雨も降ってきたので、一日目の史跡訪問はここまで。この日は宇都宮駅前のビジネスホテルに宿をとった。宇都宮といえば、餃子である。有名な餃子の店には、長い行列ができていた。もちろん、「食べるために行列に並ばない」ことをポリシーとしている私は、ガラガラのラーメン屋に入って簡単に夕食を済ませた。
(下川岸墓地)
菊池粂蔵之墓
二日目も早朝五時にホテルを出て、最初の訪問地が下川岸墓地(石井町)である。
菊池粂蔵は軍夫。慶応四年(1868)九月四日、会津(九月一日火玉峠とも)にて戦死。十七歳(二十七歳説もあり)。
今回の史跡訪問では随分「軍夫」の墓を訪ねることになった。軍夫とは、戦闘地域にて食糧や武器弾薬を運搬する従軍人夫のことをいう。
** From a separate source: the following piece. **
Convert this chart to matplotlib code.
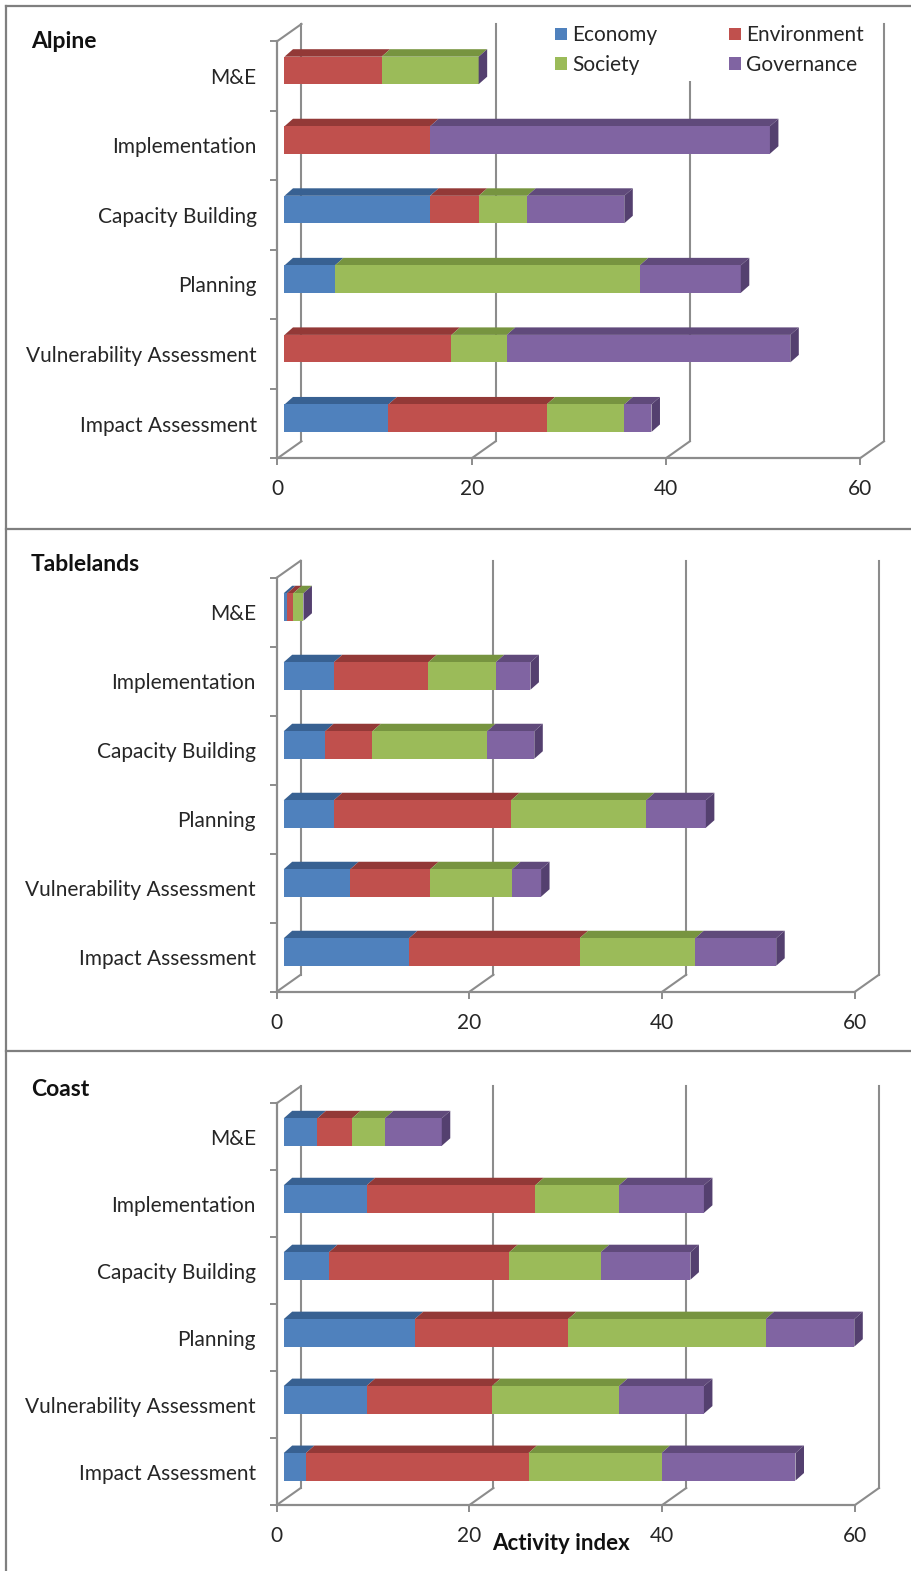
import matplotlib
matplotlib.use("Agg")
import matplotlib.pyplot as plt
from matplotlib.lines import Line2D
from matplotlib.patches import Patch, Polygon

W, H = 912, 1571

categories = ["Impact Assessment", "Vulnerability Assessment", "Planning",
              "Capacity Building", "Implementation", "M&E"]
series_names = ["Economy", "Environment", "Society", "Governance"]

alpine_economy = [10.7, 0, 5.2, 15, 0, 0]
alpine_environment = [16.3, 17.2, 0, 5, 15, 10]
alpine_society = [8, 5.7, 31.4, 5, 0, 10]
alpine_governance = [2.8, 29.2, 10.4, 10, 35, 0]

tablelands_economy = [13.0, 6.9, 5.2, 4.3, 5.2, 0.35]
tablelands_environment = [17.7, 8.3, 18.4, 4.9, 9.8, 0.65]
tablelands_society = [12, 8.5, 14, 11.9, 7, 1.05]
tablelands_governance = [8.4, 3, 6.2, 4.9, 3.6, 0]

coast_economy = [2.3, 8.6, 13.6, 4.7, 8.6, 3.5]
coast_environment = [23.1, 13, 15.9, 18.7, 17.5, 3.6]
coast_society = [13.8, 13.2, 20.5, 9.5, 8.7, 3.4]
coast_governance = [13.9, 8.8, 9.2, 9.3, 8.8, 5.9]

# ── theme ──────────────────────────────────────────────────────────────────
FACE = ["#4F81BD", "#C0504D", "#9BBB59", "#8064A2"]
TOP = ["#386192", "#933937", "#779440", "#604A7B"]
SIDE = "#54406F"
GREY = "#8C8C8C"
FRAME = "#7F7F7F"
TEXT = "#262626"

plt.rcParams["font.family"] = ["Lato", "DejaVu Sans"]

fig = plt.figure(figsize=(W / 100, H / 100), dpi=100, facecolor="white")


def px_line(x0, y0, x1, y1):
    fig.add_artist(Line2D([x0 / W, x1 / W], [1 - y0 / H, 1 - y1 / H],
                          color=FRAME, lw=1.6))


def draw_panel(title, title_y, values, x0, x1, y_floor, y_top, face_y):
    ax = fig.add_axes([x0 / W, 1 - y_floor / H, (x1 - x0) / W, (y_floor - y_top) / H])
    ax.set_xlim(0, 60)
    ax.set_ylim(0, 6)
    ax.patch.set_alpha(0)
    ux = (x1 - x0) / 60      # px per x unit
    uy = (y_floor - y_top) / 6
    wall_x, wall_y = 24 / ux, 17 / uy
    start = 7 / ux
    bar_h = 27.5 / uy
    dep_x, dep_y = 8.5 / ux, 7.5 / uy

    # walls behind the bars
    for t in [0, 20, 40, 60]:
        ax.plot([t, t + wall_x], [0, wall_y], color=GREY, lw=1.5, clip_on=False, zorder=1)
        ax.plot([t + wall_x] * 2, [wall_y, 6 + wall_y], color=GREY, lw=1.5, clip_on=False, zorder=1)
    ax.plot([0, wall_x], [6, 6 + wall_y], color=GREY, lw=1.5, clip_on=False, zorder=1)

    for i in range(len(categories)):
        y = i + (y_floor - face_y) / uy
        left = start
        for s in range(4):
            w = values[s][i]
            ax.add_patch(Polygon([(left, y + bar_h / 2), (left + dep_x, y + bar_h / 2 + dep_y),
                                  (left + w + dep_x, y + bar_h / 2 + dep_y), (left + w, y + bar_h / 2)],
                                 facecolor=TOP[s], edgecolor="none", clip_on=False, zorder=3))
            ax.barh(y, w, left=left, height=bar_h, color=FACE[s], clip_on=False, zorder=4)
            left += w
        ax.add_patch(Polygon([(left, y - bar_h / 2), (left + dep_x, y - bar_h / 2 + dep_y),
                              (left + dep_x, y + bar_h / 2 + dep_y), (left, y + bar_h / 2)],
                             facecolor=SIDE, edgecolor="none", clip_on=False, zorder=4))

    for side in ["top", "right"]:
        ax.spines[side].set_visible(False)
    for side in ["left", "bottom"]:
        ax.spines[side].set_color(GREY)
        ax.spines[side].set_linewidth(1.6)
    ax.set_xticks([0, 20, 40, 60])
    ax.tick_params(axis="x", length=5, width=1.4, color=GREY, labelsize=15, labelcolor=TEXT, pad=10)
    ax.set_yticks(range(7))
    ax.set_yticklabels([])
    ax.tick_params(axis="y", which="major", length=5, width=1.4, color=GREY)
    ax.set_yticks([i + 0.5 for i in range(6)], minor=True)
    ax.set_yticklabels(categories, minor=True)
    ax.tick_params(axis="y", which="minor", length=0, labelsize=15, labelcolor=TEXT, pad=15)
    fig.text(31 / W, 1 - title_y / H, title, fontsize=16.5, fontweight="bold",
             color="#111111", va="center", ha="left")
    return ax


alpine = [alpine_economy, alpine_environment, alpine_society, alpine_governance]
tablelands = [tablelands_economy, tablelands_environment, tablelands_society, tablelands_governance]
coast = [coast_economy, coast_environment, coast_society, coast_governance]

draw_panel("Alpine", 41, alpine, 277.5, 860, 458.3, 41, 418.2)
draw_panel("Tablelands", 565, tablelands, 276.7, 855, 991.7, 577.7, 952)
draw_panel("Coast", 1090, coast, 276.7, 855, 1505, 1103.3, 1466.8)

handles = [Patch(facecolor=FACE[s], label=series_names[s]) for s in [0, 2, 1, 3]]
fig.legend(handles=handles, ncols=2, loc="upper left",
           bbox_to_anchor=(549 / W, 1 - 19 / H), frameon=True, facecolor="white",
           edgecolor="none", framealpha=1, fancybox=False, fontsize=15, labelcolor=TEXT,
           handlelength=0.56, handleheight=0.56, handletextpad=0.25, columnspacing=3.45,
           labelspacing=0.45, borderaxespad=0, borderpad=0.3)

fig.text(561 / W, 1 - 1544 / H, "Activity index", fontsize=16, fontweight="bold",
         color="#111111", ha="center", va="center", zorder=10)

# outer frame of the three pasted charts
px_line(6, 6, 912, 6)
px_line(6, 6, 6, 1571)
px_line(6, 529, 912, 529)
px_line(6, 1051, 912, 1051)

fig.savefig("out.png", dpi=100, facecolor="white")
軍夫は、旧幕軍、新政府軍の双方から徴発された。五月に奥羽越列藩同盟が成立し、戦局が白河口に移行すると、特に新政府軍は大量の兵士派遣を必要とした。そのため下野国内からは、多くの農民から軍夫が徴発されることになった。この一月間で徴発された軍夫は二千人に近いといわれる。軍夫の中には、戦病死するものも少なくなかった。宇都宮市内だけで軍夫の墓は、十四五基あるといわれる。さらに、異郷で戦没し、そのまま他国で葬られた例もある。軍夫の墓に出会うたびに、彼らの悲哀を感じる。